Interviste
Pin Cushion Queen, “Stories” è il racconto di un sogno senza certezze
I Pin Cushion Queen tornano con “Stories”, il loro nuovo album, terzo capitolo del lavoro iniziato con “Characters” e “Settings” che disegna il loro universo personale, popolato di personaggi che, appunto, vivono nei loro ambienti e vivono le loro storie. La band ha composto dieci brani per raccontare un “sogno senza certezze”, in cui si passa da una scena all’altra come al cinema. Racconti di maschere immobili, dichiarazioni d’amore nascoste dietro la musica rumorosa, fiabe spaventose in “The Haunted”: “Stories” è una gioia per tutti coloro che sanno vivere di immaginazione, quel tipo di immaginazione che poi scopriamo reale e, a volte, anche spaventosa.
“Stories” è stato descritto come “un sogno senza certezze”: voi avete qualche certezza, come band, o fate senza?

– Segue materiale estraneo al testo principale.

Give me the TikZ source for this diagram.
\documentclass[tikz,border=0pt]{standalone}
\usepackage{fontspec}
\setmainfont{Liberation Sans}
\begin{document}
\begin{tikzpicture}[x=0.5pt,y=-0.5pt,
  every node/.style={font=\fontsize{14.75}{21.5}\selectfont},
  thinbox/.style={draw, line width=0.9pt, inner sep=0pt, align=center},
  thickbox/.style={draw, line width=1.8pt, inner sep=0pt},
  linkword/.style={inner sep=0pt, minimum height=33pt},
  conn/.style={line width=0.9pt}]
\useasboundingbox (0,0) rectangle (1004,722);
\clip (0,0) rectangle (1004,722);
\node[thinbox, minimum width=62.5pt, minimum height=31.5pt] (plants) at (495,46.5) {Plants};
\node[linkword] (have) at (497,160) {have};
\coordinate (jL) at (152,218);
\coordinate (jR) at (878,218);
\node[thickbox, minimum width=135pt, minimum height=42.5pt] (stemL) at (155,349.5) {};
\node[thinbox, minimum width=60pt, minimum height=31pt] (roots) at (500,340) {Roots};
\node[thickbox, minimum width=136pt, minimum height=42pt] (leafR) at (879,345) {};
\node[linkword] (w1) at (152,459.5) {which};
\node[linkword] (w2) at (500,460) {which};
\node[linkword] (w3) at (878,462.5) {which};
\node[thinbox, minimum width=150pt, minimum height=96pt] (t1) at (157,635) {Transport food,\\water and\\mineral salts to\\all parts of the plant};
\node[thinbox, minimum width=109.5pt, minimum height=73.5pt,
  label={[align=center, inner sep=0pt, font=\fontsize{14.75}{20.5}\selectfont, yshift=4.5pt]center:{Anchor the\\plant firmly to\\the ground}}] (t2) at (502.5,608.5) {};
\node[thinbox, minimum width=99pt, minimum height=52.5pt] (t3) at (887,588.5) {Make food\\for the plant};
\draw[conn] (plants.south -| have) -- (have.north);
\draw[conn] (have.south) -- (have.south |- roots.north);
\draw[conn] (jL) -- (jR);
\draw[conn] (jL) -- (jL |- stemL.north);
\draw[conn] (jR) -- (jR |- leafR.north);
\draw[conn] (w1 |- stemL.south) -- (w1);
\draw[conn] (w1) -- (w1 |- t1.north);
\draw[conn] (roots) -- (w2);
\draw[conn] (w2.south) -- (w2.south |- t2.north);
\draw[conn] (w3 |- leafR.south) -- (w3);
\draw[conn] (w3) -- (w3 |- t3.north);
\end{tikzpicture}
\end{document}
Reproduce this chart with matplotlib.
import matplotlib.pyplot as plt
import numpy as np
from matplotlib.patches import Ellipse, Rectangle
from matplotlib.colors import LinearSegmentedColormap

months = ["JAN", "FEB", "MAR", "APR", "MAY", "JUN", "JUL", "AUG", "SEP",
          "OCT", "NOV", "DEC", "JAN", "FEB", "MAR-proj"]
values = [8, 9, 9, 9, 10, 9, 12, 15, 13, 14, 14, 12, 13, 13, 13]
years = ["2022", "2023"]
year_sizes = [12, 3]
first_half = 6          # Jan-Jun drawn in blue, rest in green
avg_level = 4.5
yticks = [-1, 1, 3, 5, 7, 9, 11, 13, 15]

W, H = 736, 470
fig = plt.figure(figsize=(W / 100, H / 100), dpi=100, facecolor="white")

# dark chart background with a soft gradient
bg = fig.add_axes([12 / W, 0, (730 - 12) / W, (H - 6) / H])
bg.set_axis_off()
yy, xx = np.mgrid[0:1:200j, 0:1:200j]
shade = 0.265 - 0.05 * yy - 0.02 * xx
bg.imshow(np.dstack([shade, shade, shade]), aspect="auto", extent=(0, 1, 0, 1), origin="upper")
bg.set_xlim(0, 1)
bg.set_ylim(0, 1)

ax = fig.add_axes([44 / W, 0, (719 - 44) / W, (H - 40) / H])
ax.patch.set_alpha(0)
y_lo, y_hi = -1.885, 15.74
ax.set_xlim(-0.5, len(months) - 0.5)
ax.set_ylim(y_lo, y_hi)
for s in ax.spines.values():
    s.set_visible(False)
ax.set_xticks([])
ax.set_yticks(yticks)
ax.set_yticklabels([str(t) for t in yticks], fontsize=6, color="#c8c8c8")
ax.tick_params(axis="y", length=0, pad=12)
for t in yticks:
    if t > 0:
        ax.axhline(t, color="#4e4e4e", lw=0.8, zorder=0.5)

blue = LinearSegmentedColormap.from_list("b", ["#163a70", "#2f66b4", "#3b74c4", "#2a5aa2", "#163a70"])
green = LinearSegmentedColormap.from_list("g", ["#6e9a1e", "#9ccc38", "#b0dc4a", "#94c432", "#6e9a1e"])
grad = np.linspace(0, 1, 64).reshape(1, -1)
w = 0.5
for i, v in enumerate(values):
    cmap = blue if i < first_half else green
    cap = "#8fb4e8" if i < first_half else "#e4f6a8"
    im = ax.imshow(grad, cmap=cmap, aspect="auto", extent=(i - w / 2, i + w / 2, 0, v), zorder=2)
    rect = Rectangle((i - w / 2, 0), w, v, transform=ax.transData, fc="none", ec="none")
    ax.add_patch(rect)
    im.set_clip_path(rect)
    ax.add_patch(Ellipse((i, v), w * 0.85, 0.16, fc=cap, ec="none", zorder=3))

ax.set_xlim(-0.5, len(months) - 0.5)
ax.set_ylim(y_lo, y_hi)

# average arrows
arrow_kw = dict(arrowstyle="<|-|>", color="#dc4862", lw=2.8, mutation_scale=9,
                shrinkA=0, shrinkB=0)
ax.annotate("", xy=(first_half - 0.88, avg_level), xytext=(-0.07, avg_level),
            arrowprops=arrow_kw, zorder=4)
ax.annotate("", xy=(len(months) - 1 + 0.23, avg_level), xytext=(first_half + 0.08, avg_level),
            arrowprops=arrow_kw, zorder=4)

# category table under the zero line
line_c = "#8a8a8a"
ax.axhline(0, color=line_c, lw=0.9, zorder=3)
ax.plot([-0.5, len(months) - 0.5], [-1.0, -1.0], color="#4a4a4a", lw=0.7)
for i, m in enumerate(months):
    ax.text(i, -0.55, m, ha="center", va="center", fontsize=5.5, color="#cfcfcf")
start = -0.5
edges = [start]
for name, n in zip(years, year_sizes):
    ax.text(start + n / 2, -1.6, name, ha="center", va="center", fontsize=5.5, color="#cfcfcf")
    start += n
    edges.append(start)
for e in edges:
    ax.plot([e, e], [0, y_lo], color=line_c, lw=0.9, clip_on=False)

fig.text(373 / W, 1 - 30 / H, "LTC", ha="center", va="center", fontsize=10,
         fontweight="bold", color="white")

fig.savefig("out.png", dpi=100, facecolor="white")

Se per certezze intendi risposte da dare, nate magari da riflessioni puntuali, allora no: non ne abbiamo. In caso contrario, non faremmo musica ma condivideremmo la nostra infinita saggezza in volumi dal grande peso accademico, oppure predicheremmo come influencer con milioni di adepti. Se invece intendi in un senso ancora più generico, l’unica certezza che abbiamo come gruppo è il desiderio di comporre e suonare brani che rapiscano chi ascolta senza la necessità di puntare su qualcosa che con la musica in sé non c’entra niente, come la nostra immagine o le nostre storie personali. E questo oggi ci sembra più difficile che dare una svolta alla fisica quantistica o fondare una religione che scalzi il cristianesimo.
Il vostro album si presterebbe per diventare la colonna sonora di un film alla Cronenberg, o qualcosa stile “Lucy” di Luc Besson. Se poteste scrivere la colonna sonora di un film a cosa vi piacerebbe lavorare?
Tu dici Cronenberg e Besson, e sia chiaro: se ci chiamassero per una collaborazione firmeremmo immediatamente inchinandoci alle loro maestà. Ma visto che fantastichiamo, allora forse sarebbe ancora più interessante lavorare per Lanthimos o Bong Joon-ho, per dire due estremi opposti, oppure Garrone o Luchetti, per rimanere in Italia. Una cosa che abbiamo notato, a proposito di colonne sonore, è che tra serie tv e film negli ultimi anni sono emersi compositori che ci hanno conquistato. Uno su tutti: Cristobal Tapia de Veer.
Sempre sul tema: avete i personaggi in “Characters”, l’ambientazione con “Settings” e ora le storie, con “Stories”. Continuerete la trilogia facendola diventare una saga, magari unendo tutte queste cose, o proseguirete su una strada diversa?
La verità è che non ne abbiamo idea. La cosa certa è che la trilogia era solo un modo di darsi dei limiti, una direzione, soprattutto riguardo ai testi, anche se in qualche modo ognuno dei tre passi rifletteva pure l’intenzione musicale. Ma questa è un’altra storia, un po’ lunga e probabilmente noiosa. Forse ora siamo pronti per proseguire senza restrizioni e punti fermi a cui appoggiarsi: potrebbe venirne fuori di tutto e non vediamo l’ora di provare.
Voi siete una roba onirica, anche nelle foto sembrate scappati dalla nebbia. Se foste irlandesi o islandesi vi chiederei se siete parte del Piccolo Popolo. Fare musica vi rende un po’ parte di un altro mondo, secondo voi?
La musica è ovunque, è talmente presente da risultare a volte fastidiosa, invadente: non è certo lei a renderci “parte di un altro mondo”. In ogni caso, di folklore nordico sappiamo poco o niente. Ci sentiamo più vicini ai Little People di 1Q84: ci siamo sempre stati, è il resto del mondo che vive nella nebbia.
Per curiosità: ma quando vi scambiate gli strumenti sul palco dal vivo inciampate mai?
Non siamo scaramantici, ma se fai così sembra che ce la tiri!